Water cannon: A horrific history

Top cop warns Boris Johnson about ‘horrific’ water cannon

Top cop warns Boris Johnson about ‘horrific’ water cannon

Water cannon have a "horrific history" and would not even be considered for use in America, New York's police commissioner warned Boris Johnson today.

Asked about Johnson's plans to use water cannon on London's streets, Bill Bratton said their use had become an "anathema" in the US.

"Water cannon is not something we use in the United States," he told LBC during a visit by London's mayor to the city.

"Because of the horrific history of using water hoses during the civil rights era of the 1960s that's anathema that we just don't use or contemplate using anywhere in America."

Bratton's intervention could prove to be important. He is widely respected and was previously approached by the prime minister to become London's police commissioner. 
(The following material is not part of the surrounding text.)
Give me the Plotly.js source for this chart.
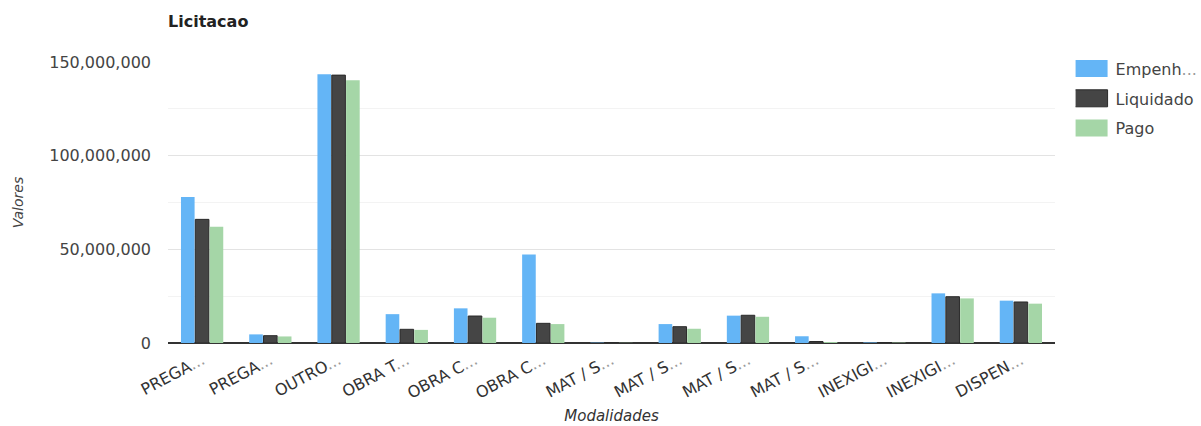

He was asked about the weapons following a decision last year by Johnson to buy three second hand water cannon from Germany, despite holding no license for their use.

The three cannon currently remain in storage at a secret location in London, due to the Home Secretary's apparent reluctance to approve their use.

The weapons are currently being phased out in Germany, where they also have a horrific history of inflicting serious injuries and death on protesters. One elderly German protester warned Britain against purchasing the weapons last year, after he was left blinded by a cannon during a protest in Stuttgart.

Dietrich Wagner's eyelids were torn and the bones around his eyes fractured by the blast. Officers who have used them before report that it is more a question of "luck not judgement" whether they hit their intended target.

Bratton is not the first person to warn Johnson against using the weapons. Conservative members of the London Assembly have previously joined cross party calls to ditch their use and a senior member of Johnson's team told Politics.co.uk last year that the mayor would "live to regret" purchasing them.

"I don't think there is an understanding of what a powerful weapon [water cannon] are," they said.

"It's like being hit with a baseball bat. I think he will live to regret it."

Johnson remains committed to using the weapons however. He told LBC today that: "there is a process to be gone through. She [May] is consulting various people. and I have no doubt whatever that were those water cannon necessary, in the vanishingly unlikely situation that we did need to use them, I have no doubt that a home secretary would supply a license."

However, it is looking increasingly likely that any approval will now only come after the general election if at all.

Johnson's opponents today urged him to drop his plans to use them.

"The American experience of water cannon has shown how dangerous and inappropriate their use can be," Labour's London Assembly crime spokesperson Joanne McCartney told Politics.co.uk.

"Boris Johnson would do well to heed Bill Bratton’s warning and drop his misguided plans to put water cannon on the capital’s streets."        

"The home decretary’s continued reluctance to approve their use suggests that she agrees that these kind of dangerous and blunt tools have no place on London’s streets. It’s time the mayor accepted he was wrong to waste millions of pounds of tax payer money on these water cannon and sold them so we can reinvest the money in things the Met actually needs."